Quanto sopra avrà sicuramente un forte impatto educazionale si per quanto riguarda le nuove generazioni sia per quanto riguarda l’inevitabile necessità di riqualificazione delle attuali figure professionali presenti in azienda.
Alcune considerazioni conclusive.
Gli spunti di riflessioni e le argomentazioni sino a qui presentate, sono di fatto riconducibili all’assunto che la “rivoluzione 4.0” non riguarda solo l’industria, ma l’intero sistema socio-economico globale, come sostenuto da più parti.
In questo nuovo scenario, che in parte ripercorre sentieri già esplorati nelle precedenti rivoluzioni del passato, sarà la conoscenza la chiave di svolta per poter comprendere e dunque attivamente prendere parte a questa nuova sfida tecnologica.
Dunque competenza ma anche capacità di essere proattivi al cambiamento in atto in quanto, è pur vero che alcune dinamiche legate a questo tipo di trasformazioni fanno ormai parte della storia moderna, ma questa volta è indispensabile tenere conto della variabile tempo. La nuova “rivoluzione 4.0” rispetto alle precedenti sarà caratterizzata non solo dal cambiamento, ma anche dalla rapidità con cui questo cambiamento sarà implementato.
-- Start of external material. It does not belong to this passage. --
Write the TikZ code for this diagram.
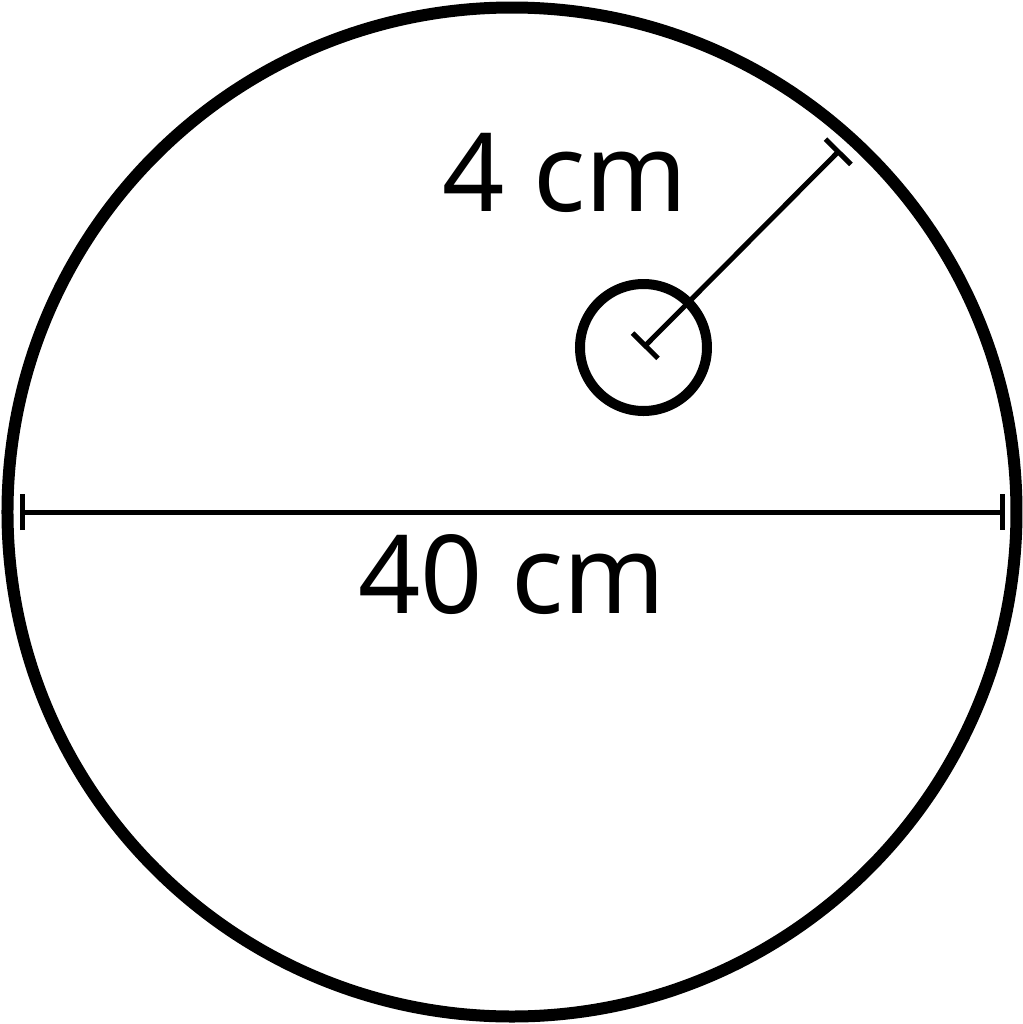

L’aumento della produttività, della qualità e la capacità di gestire produzioni definite a “batch 1”, cioè in grado di realizzare prodotti totalmente personalizzabili direttamente sulla linea di produzione, sarà sempre più correlata al livello di all’innovazione introdotto e vedrà il sito produttivo quale principale laboratorio in cui sviluppare e testare queste nuove tecnologie. In questo contesto le imprese che vorranno mantenere e migliorare la loro posizione di leadership sui mercati globali dovranno investire un consistente parte dei propri utili a favore della formazione dei lavoratori ed in tecnologie per assicurarsi alti tassi di innovazione.